French and German shoppers helped retail sales in the euro zone grow by more than expected in March but trade was still down on a year ago and will likely do little for the bloc’s economy as it slips into recession.
Retail sales in the 17 countries using the euro rose 0.3 per cent in March from February, the EU’s statistics agency Eurostat said on Friday. Economists polled by Reuters had expected sales volumes to be unchanged.
The better-than-expected performance was due to stronger demand in France, where retail sales rose 0.9 per cent, and in Germany, where sales climbed 0.8 per cent.
But it did not mark a change in outlook, economists said.
Even in wealthy Belgium and Finland, as well as in indebted Spain and Portugal, sales contracted. Retail sales fell 0.2 per cent on an annual basis across the euro zone in March, continuing a downward trend since the middle of last year.
“The consumer isn’t the one who is going to pull the euro zone out of the downturn,” said Greg Fuzesi, an economist at JP Morgan in London. “We see that consumer spending is going to continue to contract, almost until the end of the year, just because of the labour market and austerity and what that is doing to disposable incomes,” he said.
Just over half of the euro zone’s economic output is generated by domestic consumer spending, but demand for goods looks chronically weak as the EU’s German-led debt and deficit reduction strategies leave governments with no room to spend.
The euro zone is heading into its second recession in just three years as the economic impact of the public debt crisis devastates consumer and business morale, revealing deep structural weaknesses in the bloc’s economy.
In data released separately on Friday, the euro zone’s services sector shrivelled at a much faster rate in April than initially thought.
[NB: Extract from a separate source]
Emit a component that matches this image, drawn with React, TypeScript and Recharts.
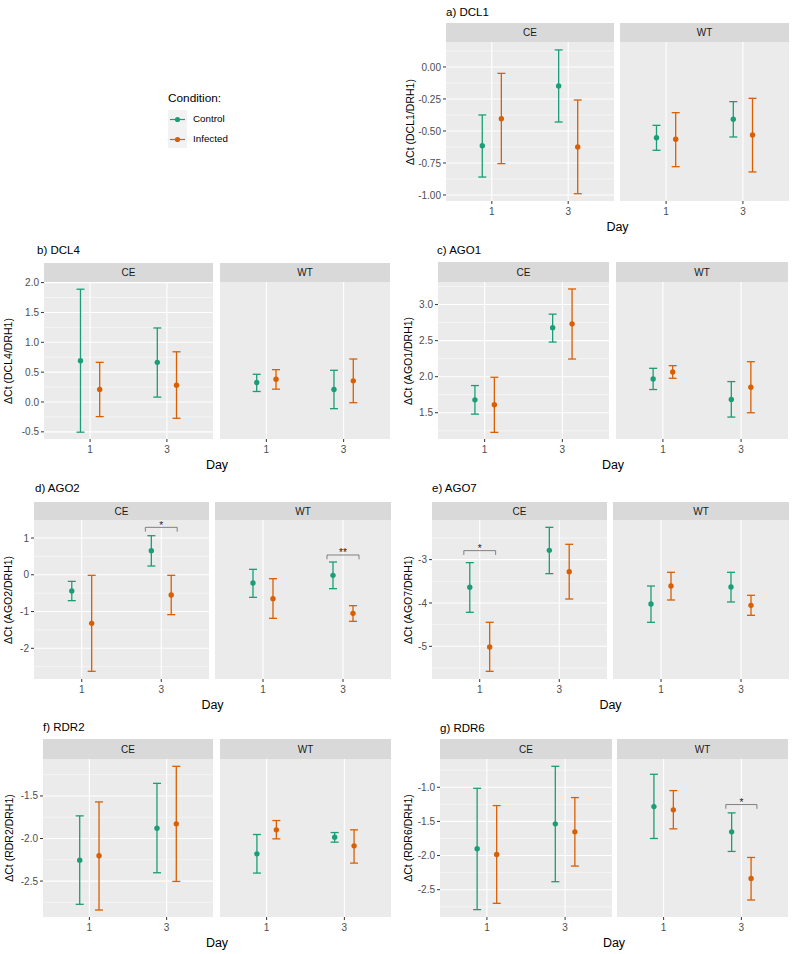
import React from 'react';
import { ScatterChart, Scatter, XAxis, YAxis, CartesianGrid, ErrorBar, ReferenceLine } from 'recharts';

const GREEN = '#1B9E77';
const ORANGE = '#D95F02';
const FONT = '"Liberation Sans", Arial, Helvetica, sans-serif';

const days = [1, 3];
const sites = ['CE', 'WT'];
const conditions = ['Control', 'Infected'];

// value order: CE d1 Control, CE d1 Infected, CE d3 Control, CE d3 Infected,
//              WT d1 Control, WT d1 Infected, WT d3 Control, WT d3 Infected
const dcl1Mean = [-0.615, -0.404, -0.148, -0.625, -0.552, -0.565, -0.409, -0.531];
const dcl1Low = [-0.86, -0.755, -0.43, -0.99, -0.651, -0.779, -0.547, -0.82];
const dcl1High = [-0.375, -0.05, 0.133, -0.258, -0.456, -0.357, -0.271, -0.245];

const dcl4Mean = [0.692, 0.21, 0.664, 0.282, 0.326, 0.381, 0.21, 0.354];
const dcl4Low = [-0.506, -0.245, 0.082, -0.273, 0.176, 0.215, -0.112, -0.012];
const dcl4High = [1.889, 0.664, 1.24, 0.841, 0.464, 0.542, 0.531, 0.72];

const ago1Mean = [1.679, 1.61, 2.678, 2.733, 1.969, 2.066, 1.684, 1.854];
const ago1Low = [1.481, 1.228, 2.48, 2.245, 1.822, 1.978, 1.44, 1.5];
const ago1High = [1.877, 1.992, 2.867, 3.216, 2.116, 2.153, 1.932, 2.208];

const ago2Mean = [-0.441, -1.321, 0.655, -0.55, -0.224, -0.65, -0.015, -1.049];
const ago2Low = [-0.704, -2.626, 0.238, -1.085, -0.614, -1.185, -0.378, -1.267];
const ago2High = [-0.179, -0.015, 1.063, -0.015, 0.148, -0.106, 0.347, -0.84];

const ago7Mean = [-3.638, -5.015, -2.785, -3.277, -4.023, -3.608, -3.631, -4.054];
const ago7Low = [-4.215, -5.577, -3.323, -3.908, -4.446, -3.931, -3.977, -4.285];
const ago7High = [-3.069, -4.446, -2.254, -2.646, -3.608, -3.292, -3.292, -3.823];

const rdr2Mean = [-2.254, -2.203, -1.879, -1.828, -2.18, -1.898, -1.984, -2.086];
const rdr2Low = [-2.773, -2.84, -2.402, -2.504, -2.406, -2.004, -2.043, -2.289];
const rdr2High = [-1.734, -1.57, -1.352, -1.152, -1.953, -1.789, -1.93, -1.898];

const rdr6Mean = [-1.901, -1.984, -1.536, -1.653, -1.283, -1.331, -1.653, -2.335];
const rdr6Low = [-2.792, -2.7, -2.383, -2.154, -1.75, -1.609, -1.94, -2.651];
const rdr6High = [-1.015, -1.268, -0.693, -1.151, -0.81, -1.049, -1.375, -2.028];

const dcl1Ticks = [-1, -0.75, -0.5, -0.25, 0];
const dcl4Ticks = [-0.5, 0, 0.5, 1, 1.5, 2];
const ago1Ticks = [1.5, 2, 2.5, 3];
const ago2Ticks = [-2, -1, 0, 1];
const ago7Ticks = [-5, -4, -3];
const rdr2Ticks = [-2.5, -2, -1.5];
const rdr6Ticks = [-2.5, -2, -1.5, -1];

// significance brackets (site, day, bracket height, label)
const ago2Sig = [
  { site: 'CE', day: 3, y: 1.29, label: '*' },
  { site: 'WT', day: 3, y: 0.538, label: '**' },
];
const ago7Sig = [{ site: 'CE', day: 1, y: -2.792, label: '*' }];
const rdr6Sig = [{ site: 'WT', day: 3, y: -1.253, label: '*' }];

const DODGE = 0.25;
const X_DOMAIN = [-0.2, 4.2];
const Y_AXIS_W = 40;
const X_AXIS_H = 22;
const TOP_PAD = 8;
const TICK_FONT = 10;

const panels = [
  { title: 'a) DCL1', ylab: 'ΔCt (DCL1/DRH1)', mean: dcl1Mean, low: dcl1Low, high: dcl1High, ticks: dcl1Ticks, dec: 2,
    domain: [-1.047, 0.195], sig: [], ce: [446, 614], wt: [620, 789], top: 23, strip: 42, bottom: 201, titleX: 446, titleY: 12, labX: 410 },
  { title: 'b) DCL4', ylab: 'ΔCt (DCL4/DRH1)', mean: dcl4Mean, low: dcl4Low, high: dcl4High, ticks: dcl4Ticks, dec: 1,
    domain: [-0.62, 2.01], sig: [], ce: [44, 213], wt: [220, 390], top: 263, strip: 282, bottom: 439, titleX: 37, titleY: 250, labX: 8 },
  { title: 'c) AGO1', ylab: 'ΔCt (AGO1/DRH1)', mean: ago1Mean, low: ago1Low, high: ago1High, ticks: ago1Ticks, dec: 1,
    domain: [1.136, 3.313], sig: [], ce: [438, 609], wt: [616, 788], top: 262, strip: 282, bottom: 439, titleX: 437, titleY: 250, labX: 408 },
  { title: 'd) AGO2', ylab: 'ΔCt (AGO2/DRH1)', mean: ago2Mean, low: ago2Low, high: ago2High, ticks: ago2Ticks, dec: 0,
    domain: [-2.835, 1.49], sig: ago2Sig, ce: [34, 209], wt: [215, 391], top: 502, strip: 520, bottom: 679, titleX: 35, titleY: 488, labX: 8 },
  { title: 'e) AGO7', ylab: 'ΔCt (AGO7/DRH1)', mean: ago7Mean, low: ago7Low, high: ago7High, ticks: ago7Ticks, dec: 0,
    domain: [-5.754, -2.085], sig: ago7Sig, ce: [432, 607], wt: [613, 789], top: 502, strip: 520, bottom: 679, titleX: 432, titleY: 488, labX: 408 },
  { title: 'f) RDR2', ylab: 'ΔCt (RDR2/DRH1)', mean: rdr2Mean, low: rdr2Low, high: rdr2High, ticks: rdr2Ticks, dec: 1,
    domain: [-2.922, -1.066], sig: [], ce: [43, 213], wt: [220, 391], top: 739, strip: 759, bottom: 917, titleX: 43, titleY: 727, labX: 9 },
  { title: 'g) RDR6', ylab: 'ΔCt (RDR6/DRH1)', mean: rdr6Mean, low: rdr6Low, high: rdr6High, ticks: rdr6Ticks, dec: 1,
    domain: [-2.9, -0.586], sig: rdr6Sig, ce: [440, 612], wt: [617, 788], top: 739, strip: 759, bottom: 917, titleX: 440, titleY: 728, labX: 408 },
];

const minorBreaks = (ticks: number[], domain: number[]) => {
  const step = ticks[1] - ticks[0];
  const out: number[] = [];
  for (let i = -1; i < ticks.length; i++) {
    const v = ticks[0] + step * (i + 0.5);
    if (v > domain[0] && v < domain[1]) out.push(v);
  }
  return out;
};

const dot = (color: string) => (props: any) => <circle cx={props.cx} cy={props.cy} r={2.7} fill={color} />;

function Facet({ p, site, showY }: any) {
  const rows = p.mean.map((m: number, i: number) => ({
    site: sites[Math.floor(i / 4)],
    day: days[Math.floor(i / 2) % 2],
    cond: conditions[i % 2],
    y: m,
    err: [m - p.low[i], p.high[i] - m],
  }))
    .filter((r: any) => r.site === site)
    .map((r: any) => ({ ...r, x: r.day + (r.cond === 'Control' ? -DODGE : DODGE) }));

  const control = rows.filter((r: any) => r.cond === 'Control');
  const infected = rows.filter((r: any) => r.cond === 'Infected');
  const panelW = site === 'CE' ? p.ce[1] - p.ce[0] : p.wt[1] - p.wt[0];
  const width = panelW + (showY ? Y_AXIS_W : 0);
  const height = p.bottom - p.strip + X_AXIS_H + TOP_PAD;
  const tip = (p.domain[1] - p.domain[0]) * 0.027;
  const sigs = p.sig.filter((s: any) => s.site === site);

  return (
    <ScatterChart width={width} height={height} margin={{ top: TOP_PAD, right: 0, bottom: 0, left: 0 }}>
      <CartesianGrid fill="#EBEBEB" fillOpacity={1} stroke="#FFFFFF" strokeWidth={1.1}
        horizontalValues={p.ticks} verticalValues={days} />
      <CartesianGrid stroke="#FFFFFF" strokeWidth={0.5} vertical={false}
        horizontalValues={minorBreaks(p.ticks, p.domain)} />
      <XAxis type="number" dataKey="x" domain={X_DOMAIN} ticks={days} allowDataOverflow
        height={X_AXIS_H} axisLine={false} tickSize={3} tickMargin={4}
        tickLine={{ stroke: '#333333' }}
        tick={{ fill: '#4D4D4D', fontSize: TICK_FONT, fontFamily: FONT }} />
      {showY ? (
        <YAxis type="number" dataKey="y" domain={p.domain} ticks={p.ticks} allowDataOverflow
          width={Y_AXIS_W} axisLine={false} tickSize={3} tickMargin={2}
          tickLine={{ stroke: '#333333' }}
          tickFormatter={(v: number) => v.toFixed(p.dec)}
          tick={{ fill: '#4D4D4D', fontSize: TICK_FONT, fontFamily: FONT }} />
      ) : (
        <YAxis type="number" dataKey="y" domain={p.domain} ticks={p.ticks} allowDataOverflow
          width={0} axisLine={false} tickLine={false} tick={false} />
      )}
      <Scatter data={control} fill={GREEN} shape={dot(GREEN)} isAnimationActive={false}>
        <ErrorBar dataKey="err" direction="y" width={4} stroke={GREEN} strokeWidth={1.3} isAnimationActive={false} />
      </Scatter>
      <Scatter data={infected} fill={ORANGE} shape={dot(ORANGE)} isAnimationActive={false}>
        <ErrorBar dataKey="err" direction="y" width={4} stroke={ORANGE} strokeWidth={1.3} isAnimationActive={false} />
      </Scatter>
      {sigs.map((s: any, i: number) => (
        <ReferenceLine key={'h' + i} segment={[{ x: s.day - 0.4, y: s.y }, { x: s.day + 0.4, y: s.y }]}
          stroke="#666666" strokeWidth={0.8}
          label={{ value: s.label, position: 'top', offset: -1.5, fill: '#1A1A1A', fontSize: 10, fontFamily: FONT }} />
      ))}
      {sigs.map((s: any, i: number) => (
        <ReferenceLine key={'l' + i} segment={[{ x: s.day - 0.4, y: s.y }, { x: s.day - 0.4, y: s.y - tip }]}
          stroke="#666666" strokeWidth={0.8} />
      ))}
      {sigs.map((s: any, i: number) => (
        <ReferenceLine key={'r' + i} segment={[{ x: s.day + 0.4, y: s.y }, { x: s.day + 0.4, y: s.y - tip }]}
          stroke="#666666" strokeWidth={0.8} />
      ))}
    </ScatterChart>
  );
}

const stripStyle = (left: number, right: number, top: number, bottom: number): React.CSSProperties => ({
  position: 'absolute', left, top, width: right - left, height: bottom - top,
  background: '#D9D9D9', color: '#1A1A1A', fontSize: 10,
  display: 'flex', alignItems: 'center', justifyContent: 'center',
});

function Panel({ p }: any) {
  const mid = (p.strip + p.bottom) / 2;
  return (
    <>
      <div style={{ position: 'absolute', left: p.titleX, top: p.titleY - 7, fontSize: 11.5, lineHeight: '14px', color: '#000', whiteSpace: 'nowrap' }}>
        {p.title}
      </div>
      <div style={{ position: 'absolute', left: p.ce[0] - Y_AXIS_W, top: p.strip - TOP_PAD }}>
        <Facet p={p} site="CE" showY />
      </div>
      <div style={{ position: 'absolute', left: p.wt[0], top: p.strip - TOP_PAD }}>
        <Facet p={p} site="WT" showY={false} />
      </div>
      <div style={stripStyle(p.ce[0], p.ce[1], p.top, p.strip)}>CE</div>
      <div style={stripStyle(p.wt[0], p.wt[1], p.top, p.strip)}>WT</div>
      <div style={{ position: 'absolute', left: p.labX, top: mid, transform: 'translate(-50%, -50%) rotate(-90deg)', fontSize: 10.5, color: '#000', whiteSpace: 'nowrap', lineHeight: '12px' }}>
        {p.ylab}
      </div>
      <div style={{ position: 'absolute', left: (p.ce[0] + p.wt[1]) / 2, top: p.bottom + 26, transform: 'translate(-50%, -50%)', fontSize: 12.5, color: '#000', lineHeight: '14px' }}>
        Day
      </div>
    </>
  );
}

function ConditionLegend() {
  const items = [{ name: conditions[0], color: GREEN }, { name: conditions[1], color: ORANGE }];
  return (
    <>
      <div style={{ position: 'absolute', left: 168, top: 90, fontSize: 11.8, lineHeight: '16px', color: '#000' }}>Condition:</div>
      <div style={{ position: 'absolute', left: 168, top: 110, width: 19, height: 38, background: '#F2F2F2' }} />
      {items.map((it, i) => (
        <React.Fragment key={it.name}>
          <svg style={{ position: 'absolute', left: 168, top: 110 + i * 20 }} width={19} height={19}>
            <line x1={2} x2={17} y1={9.5} y2={9.5} stroke={it.color} strokeWidth={1.2} />
            <circle cx={9.5} cy={9.5} r={2.6} fill={it.color} />
          </svg>
          <div style={{ position: 'absolute', left: 193, top: 119 + i * 20 - 7, fontSize: 9.8, lineHeight: '14px', color: '#000' }}>{it.name}</div>
        </React.Fragment>
      ))}
    </>
  );
}

export default function App() {
  return (
    <div style={{ position: 'absolute', left: 0, top: 0, width: 794, height: 954, background: '#FFFFFF', fontFamily: FONT, overflow: 'hidden' }}>
      <ConditionLegend />
      {panels.map((p) => <Panel key={p.title} p={p} />)}
    </div>
  );
}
European Central Bank President Mario Draghi said on Thursday that the “economic outlook continues to be subject to downside risks.”
That, economists say, is understandable with joblessness in the euro zone rising to a record 10.9 per cent in April, while inflation has remained stubbornly high as world oil prices make it harder for businesses to cut prices and tempt back shoppers.
Consumer confidence data for April, released last week, showed morale sinking back to lows last seen at the depths of the euro zone sovereign debt crisis in December. The European Commission’s survey underscored households reluctance to make big ticket purchases of goods such as cars and televisions.
“The bad news is, inflation is hardly likely to fall in the coming months. If crude oil prices do not fall significantly - and this is not expected - the inflation rate is only likely to drop below 2 per cent again in the spring of 2013,” wrote Commerzbank economist Christoph Weil in a note to clients.
Euro zone consumer price inflation was 2.6 per cent in April, above the ECB’s target of below, but close to, 2 per cent.
The bank kept interest rates at 1 per cent on Thursday to try to contain energy price pressures, while urging governments to do more to revive the economy without ignoring the need for debt and deficit reduction.
“We have to put growth back at the centre of the agenda without any contradiction with the need to pursue fiscal consolidation,” Mr. Draghi told a news conference in Barcelona.